Full-year revenues were $23.6 billion, 1% below 2018. EBITDA for the year was a record $3.6 billion, or 15.3% of sales. Excluding restructuring, EBITDA was $3.7 billion, or 15.8% of sales. That compares to $3.5 billion or 14.6% of sales in 2018.

Trucking slowdown

Cummins reported its Class 8 truck engine market share at 32% for 2019, down two percentage points from 2018. Truck builders tend to prioritize their own engines when the market declines, Cummins President Tony Satterthwaite said on the call.

The current Class 8 truck backlog of 123,000 is less than half of the orders that were waiting to be built a year ago. If new orders continue to trickle in as they have for the past year, Cummins may have to make more cuts.

“We’re just calling it like we see it,” Linebarger said. “All we can do is react to the schedules [the manufacturers] are sending us. We have tended [to be] on the conservative side of this downturn.”

Merger impact

Cummins could gain or lose if the proposed merger of TRATON SE, the truck holding company of Volkswagen AG, and Navistar International Corp. goes forward. TRATON last Thursday offered $2.9 billion cash for the 83% of  Navistar it does not already own.

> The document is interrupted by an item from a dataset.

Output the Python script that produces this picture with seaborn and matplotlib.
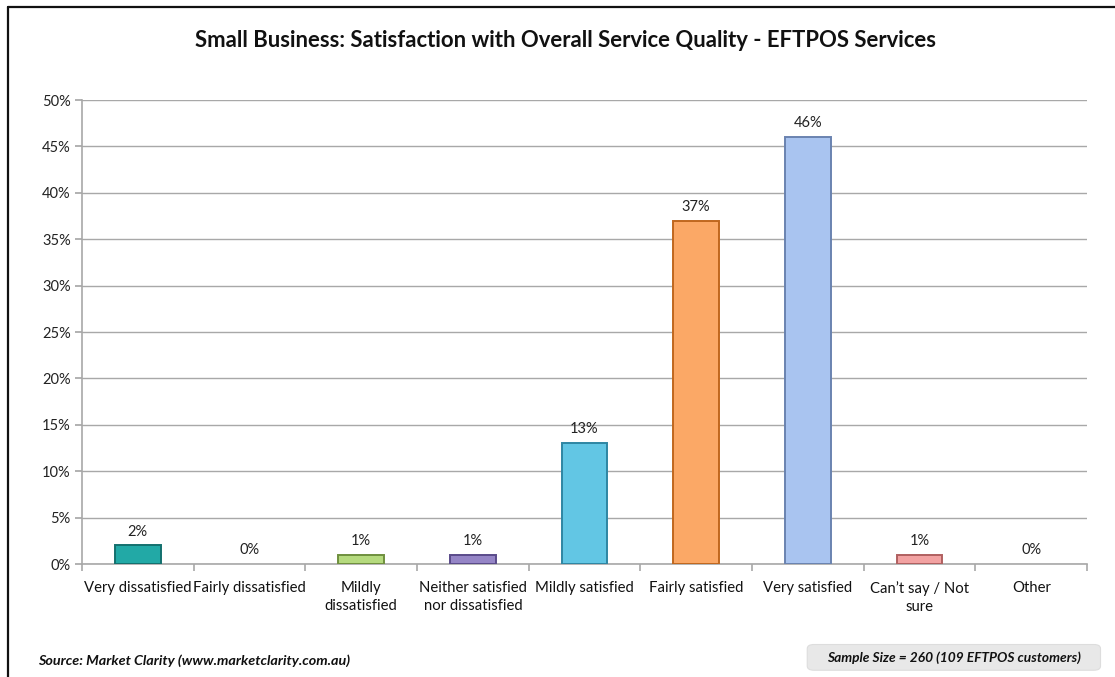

TRATON worked with Navistar on its popular International A26 engine.

“We have been having conversations with both TRATON as well as with Navistar,” Linebarger said, adding that Cummins has a joint venture with TRATON’s Scania brand. “We believe we’re building strong relationships with both.

“We have as many opportunities from this merger as there are threats,” he added. “I think both companies see Cummins as a potential asset to them in terms of how they approach their future business.”

By the numbers

Other highlights of the earnings report and conference call commentary:

  • Medium-duty engine share in 2019 was 80%. It is projected to be 75-80% in 2020.
  • Heavy- and medium-duty engine production is projected at 303,000 in 2020, with heavy duties down 40% from 2019.
  • Cummins launched its X15 Efficiency Series engine in 2019. It meets the 2021 Phase 2 federal Greenhouse Gas (GHG) standards a year early and offers 5% better fuel efficiency.
  • The company returned a record $2 billion in cash to shareholders through dividends and share repurchases in 2019.